_EXERCISE INPUTS_

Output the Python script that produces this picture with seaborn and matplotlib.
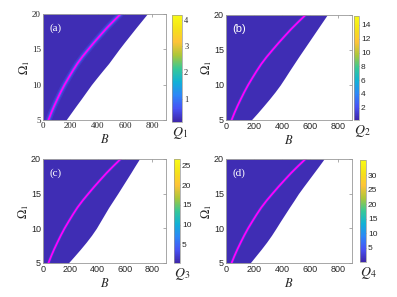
...
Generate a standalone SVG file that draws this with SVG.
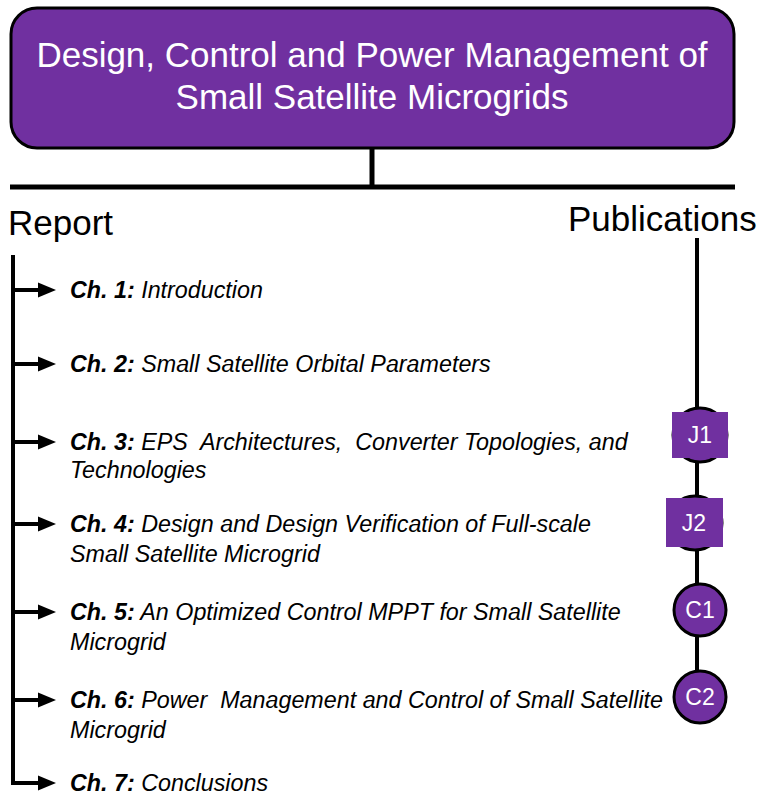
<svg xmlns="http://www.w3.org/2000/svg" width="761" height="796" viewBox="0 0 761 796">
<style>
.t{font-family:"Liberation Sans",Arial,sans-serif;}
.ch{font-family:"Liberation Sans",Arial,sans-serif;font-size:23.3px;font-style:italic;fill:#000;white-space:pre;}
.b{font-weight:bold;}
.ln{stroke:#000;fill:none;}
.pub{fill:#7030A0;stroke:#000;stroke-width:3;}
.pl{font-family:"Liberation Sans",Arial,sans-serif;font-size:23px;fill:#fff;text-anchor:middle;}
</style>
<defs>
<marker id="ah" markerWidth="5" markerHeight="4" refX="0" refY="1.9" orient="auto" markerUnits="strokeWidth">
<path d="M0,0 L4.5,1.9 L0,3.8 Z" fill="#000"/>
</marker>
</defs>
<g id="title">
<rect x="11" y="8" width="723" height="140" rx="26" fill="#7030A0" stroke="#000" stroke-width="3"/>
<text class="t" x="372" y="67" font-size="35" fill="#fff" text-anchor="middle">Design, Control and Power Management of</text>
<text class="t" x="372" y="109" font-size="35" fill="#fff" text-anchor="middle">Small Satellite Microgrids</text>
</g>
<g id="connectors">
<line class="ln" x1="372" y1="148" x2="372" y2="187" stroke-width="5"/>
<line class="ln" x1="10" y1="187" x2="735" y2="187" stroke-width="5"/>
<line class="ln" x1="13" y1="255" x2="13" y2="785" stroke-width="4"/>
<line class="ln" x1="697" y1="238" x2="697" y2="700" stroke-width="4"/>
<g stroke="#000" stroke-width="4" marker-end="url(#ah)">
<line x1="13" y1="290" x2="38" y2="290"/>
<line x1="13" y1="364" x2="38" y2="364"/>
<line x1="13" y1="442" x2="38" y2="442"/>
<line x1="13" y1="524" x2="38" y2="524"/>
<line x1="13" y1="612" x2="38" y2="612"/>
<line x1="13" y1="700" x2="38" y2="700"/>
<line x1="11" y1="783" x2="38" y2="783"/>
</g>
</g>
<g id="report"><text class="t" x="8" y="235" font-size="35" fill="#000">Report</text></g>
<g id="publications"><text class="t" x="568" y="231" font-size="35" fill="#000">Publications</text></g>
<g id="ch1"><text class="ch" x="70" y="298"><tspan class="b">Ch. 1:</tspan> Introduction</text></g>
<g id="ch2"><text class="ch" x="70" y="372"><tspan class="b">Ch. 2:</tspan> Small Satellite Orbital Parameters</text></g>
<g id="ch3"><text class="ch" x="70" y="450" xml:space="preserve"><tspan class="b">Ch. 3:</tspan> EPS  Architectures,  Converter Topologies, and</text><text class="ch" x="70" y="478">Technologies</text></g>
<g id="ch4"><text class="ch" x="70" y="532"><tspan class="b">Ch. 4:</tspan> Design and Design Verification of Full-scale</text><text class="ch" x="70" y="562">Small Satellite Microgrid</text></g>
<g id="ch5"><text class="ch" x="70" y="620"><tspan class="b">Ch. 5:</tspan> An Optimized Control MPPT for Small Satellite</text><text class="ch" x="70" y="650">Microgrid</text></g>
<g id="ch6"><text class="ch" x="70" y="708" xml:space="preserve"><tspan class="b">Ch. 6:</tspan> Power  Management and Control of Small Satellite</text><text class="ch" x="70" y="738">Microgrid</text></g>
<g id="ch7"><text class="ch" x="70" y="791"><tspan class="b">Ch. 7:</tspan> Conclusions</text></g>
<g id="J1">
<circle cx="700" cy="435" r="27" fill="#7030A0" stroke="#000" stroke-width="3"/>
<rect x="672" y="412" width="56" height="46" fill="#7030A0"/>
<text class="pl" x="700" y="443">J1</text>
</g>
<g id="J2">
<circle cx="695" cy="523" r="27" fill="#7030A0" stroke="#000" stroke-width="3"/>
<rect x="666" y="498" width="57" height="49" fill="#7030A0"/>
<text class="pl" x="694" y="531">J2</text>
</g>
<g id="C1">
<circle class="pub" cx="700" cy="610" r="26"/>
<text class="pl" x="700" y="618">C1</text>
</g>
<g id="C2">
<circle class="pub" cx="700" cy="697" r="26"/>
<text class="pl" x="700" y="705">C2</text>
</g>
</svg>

_GIVEN REQUEST_
Count how many lines above contain the word "this". Reply with the number alone.

_FULL SOLUTION_
2